- WHAT YOU ARE ASKED TO DO
Write out nothing but the lines from the first line of the entries below through the line with "s.set_linewidth(1.6)"; no pictures go in.
'''
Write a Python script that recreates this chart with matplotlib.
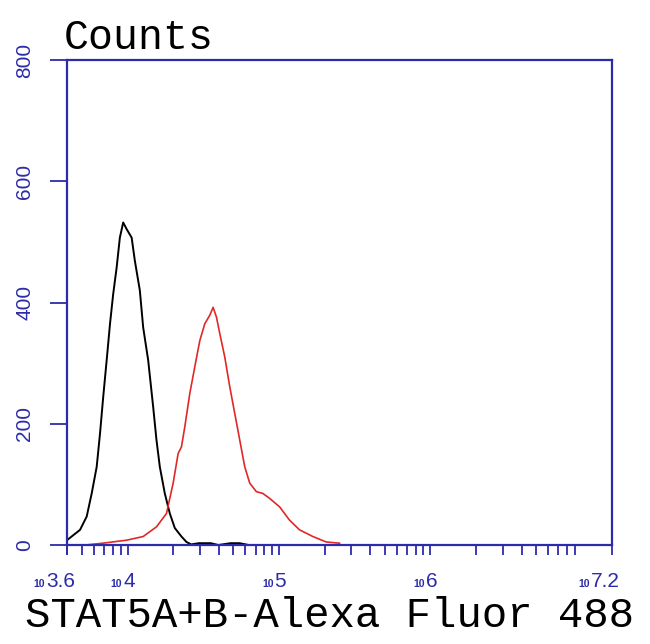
import matplotlib
matplotlib.use("Agg")
import matplotlib.pyplot as plt
from matplotlib.ticker import FixedLocator, NullFormatter
import numpy as np

# log10 fluorescence / counts
ctrl_log = [3.60, 3.686, 3.730, 3.763, 3.796, 3.818, 3.839, 3.862, 3.884, 3.905,
            3.928, 3.949, 3.971, 3.994, 4.027, 4.048, 4.081, 4.103, 4.136, 4.169,
            4.191, 4.213, 4.246, 4.279, 4.312, 4.356, 4.389, 4.42, 4.47, 4.55,
            4.60, 4.68, 4.74, 4.80]
ctrl_counts = [8, 25, 47, 85, 129, 184, 244, 305, 365, 414,
               458, 507, 532, 521, 507, 469, 420, 359, 305, 228,
               173, 129, 85, 52, 28, 14, 5, 1, 3, 3,
               0, 3, 3, 0]

stat_log = [3.72, 3.837, 3.994, 4.103, 4.191, 4.257, 4.301, 4.334, 4.356, 4.378,
            4.411, 4.444, 4.477, 4.510, 4.543, 4.565, 4.587, 4.609, 4.642, 4.675,
            4.708, 4.741, 4.774, 4.807, 4.851, 4.894, 4.938, 5.004, 5.070, 5.136,
            5.224, 5.312, 5.400]
stat_counts = [0, 3, 8, 14, 30, 52, 102, 151, 162, 195,
               250, 294, 337, 365, 379, 392, 376, 349, 310, 261,
               217, 173, 129, 102, 88, 85, 77, 63, 41, 25,
               14, 5, 3]

x_major = [3.6, 4, 5, 6, 7.2]
x_major_labels = ["3.6", "4", "5", "6", "7.2"]
y_ticks = [0, 200, 400, 600, 800]

BLUE = "#2c2ca8"
SANS = ["Liberation Sans", "DejaVu Sans"]
MONO = ["Liberation Mono", "DejaVu Sans Mono"]

fig = plt.figure(figsize=(6.5, 6.44), dpi=100)
ax = fig.add_axes([0.1031, 0.1537, 0.8385, 0.7531])

ax.plot(10 ** np.array(ctrl_log), ctrl_counts, color="black", lw=1.4)
ax.plot(10 ** np.array(stat_log), stat_counts, color="#e02828", lw=1.2)

ax.set_xscale("log")
ax.set_xlim(10 ** 3.6, 10 ** 7.2)
ax.set_ylim(0, 800)

for s in ax.spines.values():
    s.set_color(BLUE)
    s.set_linewidth(1.6)

# x axis: log ticks, labels drawn as small "10" + exponent
ax.xaxis.set_major_locator(FixedLocator([10 ** v for v in x_major]))
ax.xaxis.set_major_formatter(NullFormatter())
minor = []
for dec in range(3, 7):
    for m in range(2, 10):
        v = m * 10 ** dec
        if 10 ** 3.6 < v < 10 ** 7.2:
            minor.append(v)
ax.xaxis.set_minor_locator(FixedLocator(minor))
ax.xaxis.set_minor_formatter(NullFormatter())
ax.tick_params(axis="x", which="both", direction="out", length=7.5, width=1.3, color=BLUE)

for v, lab in zip(x_major, x_major_labels):
    off = -4 - 6 * (len(lab) - 1)
    ax.annotate("10", xy=(10 ** v, 0), xycoords=("data", "axes fraction"),
                xytext=(off, -30), textcoords="offset points",
                ha="right", va="baseline", fontsize=7.5, fontweight="bold",
                color=BLUE, family=SANS)
    ax.annotate(lab, xy=(10 ** v, 0), xycoords=("data", "axes fraction"),
                xytext=(off + 0.8, -30), textcoords="offset points",
                ha="left", va="baseline", fontsize=15, color=BLUE, family=SANS)

# y axis
ax.set_yticks(y_ticks)
ax.set_yticklabels([str(v) for v in y_ticks], rotation=90, va="center",
                   color=BLUE, fontsize=15, family=SANS)
ax.tick_params(axis="y", direction="out", length=12.5, width=1.3, color=BLUE, pad=11)

fig.text(0.098, 0.924, "Counts", fontsize=30, family=MONO, va="baseline", ha="left")
fig.text(0.507, 0.026, "STAT5A+B-Alexa Fluor 488", fontsize=30.5, family=MONO,
         va="baseline", ha="center")

fig.savefig("out.png", dpi=100)
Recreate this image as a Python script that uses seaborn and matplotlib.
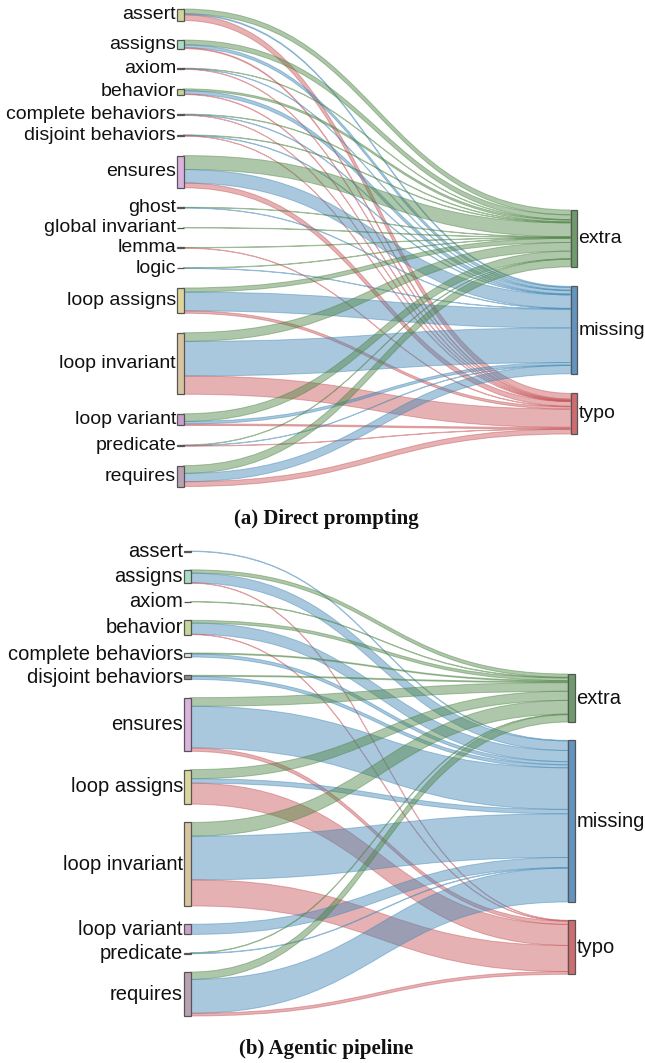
import numpy as np
import pandas as pd
import matplotlib
matplotlib.use("Agg")
import matplotlib.pyplot as plt
import seaborn as sns
from matplotlib.path import Path
from matplotlib.patches import PathPatch, Rectangle

# ---------------- data ----------------
targets = ["extra", "missing", "typo"]

sources_a = ["assert", "assigns", "axiom", "behavior", "complete behaviors",
             "disjoint behaviors", "ensures", "ghost", "global invariant", "lemma",
             "logic", "loop assigns", "loop invariant", "loop variant", "predicate",
             "requires"]
extra_a   = [5.0, 5.0, 0.4, 2.0, 0.5, 0.5, 14.5, 0.4, 0.4, 0.4, 0.4, 4.3, 9.0, 8.0, 0.4, 8.0]
missing_a = [1.0, 3.0, 0.4, 3.5, 0.5, 0.5, 14.0, 0.4, 0.0, 0.0, 0.4, 19.5, 36.0, 2.7, 0.4, 8.7]
typo_a    = [6.0, 1.0, 0.4, 0.5, 0.3, 0.3, 5.0, 0.0, 0.0, 0.4, 0.0, 2.5, 19.0, 1.5, 0.4, 5.0]

sources_b = ["assert", "assigns", "axiom", "behavior", "complete behaviors",
             "disjoint behaviors", "ensures", "loop assigns", "loop invariant",
             "loop variant", "predicate", "requires"]
extra_b   = [0.0, 3.3, 0.5, 2.7, 1.0, 1.0, 8.5, 9.0, 13.5, 0.0, 0.5, 7.3]
missing_b = [0.5, 9.5, 0.0, 11.0, 3.0, 3.0, 41.0, 4.3, 43.0, 10.0, 0.5, 33.3]
typo_b    = [0.0, 0.4, 0.0, 0.4, 0.0, 0.0, 3.3, 20.7, 25.7, 0.0, 0.0, 2.7]

captions = ["(a) Direct prompting", "(b) Agentic pipeline"]

# ---------------- style ----------------
node_colors = {
    "assert": "#cfd49b", "assigns": "#a9dcc4", "axiom": "#9a9a9a",
    "behavior": "#c4d79a", "complete behaviors": "#d6e8f2",
    "disjoint behaviors": "#8c8c98", "ensures": "#dcb2de", "ghost": "#9a9a9a",
    "global invariant": "#9a9a9a", "lemma": "#9a9a9a", "logic": "#9a9a9a",
    "loop assigns": "#dbd69c", "loop invariant": "#d9c4a0",
    "loop variant": "#c9a0cc", "predicate": "#9a9a9a", "requires": "#b9a2b4",
    "extra": "#6f9b6c", "missing": "#6393bf", "typo": "#cf6c70",
}
link_colors = {"extra": "#4d8343", "missing": "#4187b5", "typo": "#c75357"}

sns.set_theme(style="white")
plt.rcParams["font.family"] = ["Liberation Sans", "DejaVu Sans"]


def make_df(sources, ex, mi, ty):
    rows = []
    for s, a, b, c in zip(sources, ex, mi, ty):
        for t, v in zip(targets, (a, b, c)):
            if v > 0:
                rows.append((s, t, v))
    return pd.DataFrame(rows, columns=["source", "target", "value"])


def band(x0, x1, s0, s1, t0, t1):
    xm = (x0 + x1) / 2
    verts = [(x0, s0), (xm, s0), (xm, t0), (x1, t0),
             (x1, t1), (xm, t1), (xm, s1), (x0, s1), (x0, s0)]
    codes = [Path.MOVETO, Path.CURVE4, Path.CURVE4, Path.CURVE4,
             Path.LINETO, Path.CURVE4, Path.CURVE4, Path.CURVE4, Path.CLOSEPOLY]
    return Path(verts, codes)


def sankey(ax, df, src_order, lx, rx, top, bottom, pad, rtop, rpad, fs):
    tot_s = df.groupby("source")["value"].sum().reindex(src_order).fillna(0)
    tot_t = df.groupby("target")["value"].sum().reindex(targets).fillna(0)
    n = len(src_order)
    k = (bottom - top - pad * (n - 1)) / tot_s.sum()
    spos, y = {}, top
    for s in src_order:
        spos[s] = y
        y += tot_s[s] * k + pad
    tpos, y = {}, rtop
    for t in targets:
        tpos[t] = y
        y += tot_t[t] * k + rpad
    s_off = {s: spos[s] for s in src_order}
    t_off = {t: tpos[t] for t in targets}
    links = []
    for s in src_order:
        sub = df[df.source == s]
        for t in targets:
            r = sub[sub.target == t]
            if len(r):
                h = r.value.iloc[0] * k
                links.append([s, t, s_off[s], s_off[s] + h, h])
                s_off[s] += h
    for t in targets:
        for L in links:
            if L[1] == t:
                L.append(t_off[t])
                t_off[t] += L[4]
    for s, t, s0, s1, h, t0 in links:
        p = band(lx[1], rx[0], s0, s1, t0, t0 + h)
        ax.add_patch(PathPatch(p, facecolor=link_colors[t], alpha=0.45,
                               edgecolor=link_colors[t], lw=0.7, zorder=2))
    for s in src_order:
        h = max(tot_s[s] * k, 0.6)
        ax.add_patch(Rectangle((lx[0], spos[s]), lx[1] - lx[0], h,
                               facecolor=node_colors[s], edgecolor="#555555",
                               lw=0.9, zorder=3))
        ax.text(lx[0] - 1, spos[s] + tot_s[s] * k / 2, s, ha="right",
                va="center", fontsize=fs, color="#111111", zorder=4)
    for t in targets:
        h = tot_t[t] * k
        ax.add_patch(Rectangle((rx[0], tpos[t]), rx[1] - rx[0], h,
                               facecolor=node_colors[t], edgecolor="#555555",
                               lw=0.9, zorder=3))
        ax.text(rx[1] + 1.5, tpos[t] + h / 2, t, ha="left", va="center",
                fontsize=fs, color="#111111", zorder=4)


fig = plt.figure(figsize=(6.45, 10.63), dpi=100)
ax = fig.add_axes([0, 0, 1, 1])
ax.set_xlim(0, 645)
ax.set_ylim(1063, 0)
ax.axis("off")

df_a = make_df(sources_a, extra_a, missing_a, typo_a)
df_b = make_df(sources_b, extra_b, missing_b, typo_b)

sankey(ax, df_a, sources_a, (177, 183.5), (570.5, 577), 9, 486.5, 19.5, 210, 19.5, 14)
sankey(ax, df_b, sources_b, (184, 190.5), (568, 575), 551, 1016, 18.3, 674, 18.3, 14.5)

for txt, yy in zip(captions, (519, 1049)):
    ax.text(326, yy, txt, ha="center", va="center", fontsize=15,
            fontweight="bold", family=["Liberation Serif", "DejaVu Serif"],
            color="#111111")

fig.savefig("out.png", dpi=100)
'''
- ANSWER TO THIS EXERCISE
Write a Python script that recreates this chart with matplotlib.
import matplotlib
matplotlib.use("Agg")
import matplotlib.pyplot as plt
from matplotlib.ticker import FixedLocator, NullFormatter
import numpy as np

# log10 fluorescence / counts
ctrl_log = [3.60, 3.686, 3.730, 3.763, 3.796, 3.818, 3.839, 3.862, 3.884, 3.905,
            3.928, 3.949, 3.971, 3.994, 4.027, 4.048, 4.081, 4.103, 4.136, 4.169,
            4.191, 4.213, 4.246, 4.279, 4.312, 4.356, 4.389, 4.42, 4.47, 4.55,
            4.60, 4.68, 4.74, 4.80]
ctrl_counts = [8, 25, 47, 85, 129, 184, 244, 305, 365, 414,
               458, 507, 532, 521, 507, 469, 420, 359, 305, 228,
               173, 129, 85, 52, 28, 14, 5, 1, 3, 3,
               0, 3, 3, 0]

stat_log = [3.72, 3.837, 3.994, 4.103, 4.191, 4.257, 4.301, 4.334, 4.356, 4.378,
            4.411, 4.444, 4.477, 4.510, 4.543, 4.565, 4.587, 4.609, 4.642, 4.675,
            4.708, 4.741, 4.774, 4.807, 4.851, 4.894, 4.938, 5.004, 5.070, 5.136,
            5.224, 5.312, 5.400]
stat_counts = [0, 3, 8, 14, 30, 52, 102, 151, 162, 195,
               250, 294, 337, 365, 379, 392, 376, 349, 310, 261,
               217, 173, 129, 102, 88, 85, 77, 63, 41, 25,
               14, 5, 3]

x_major = [3.6, 4, 5, 6, 7.2]
x_major_labels = ["3.6", "4", "5", "6", "7.2"]
y_ticks = [0, 200, 400, 600, 800]

BLUE = "#2c2ca8"
SANS = ["Liberation Sans", "DejaVu Sans"]
MONO = ["Liberation Mono", "DejaVu Sans Mono"]

fig = plt.figure(figsize=(6.5, 6.44), dpi=100)
ax = fig.add_axes([0.1031, 0.1537, 0.8385, 0.7531])

ax.plot(10 ** np.array(ctrl_log), ctrl_counts, color="black", lw=1.4)
ax.plot(10 ** np.array(stat_log), stat_counts, color="#e02828", lw=1.2)

ax.set_xscale("log")
ax.set_xlim(10 ** 3.6, 10 ** 7.2)
ax.set_ylim(0, 800)

for s in ax.spines.values():
    s.set_color(BLUE)
    s.set_linewidth(1.6)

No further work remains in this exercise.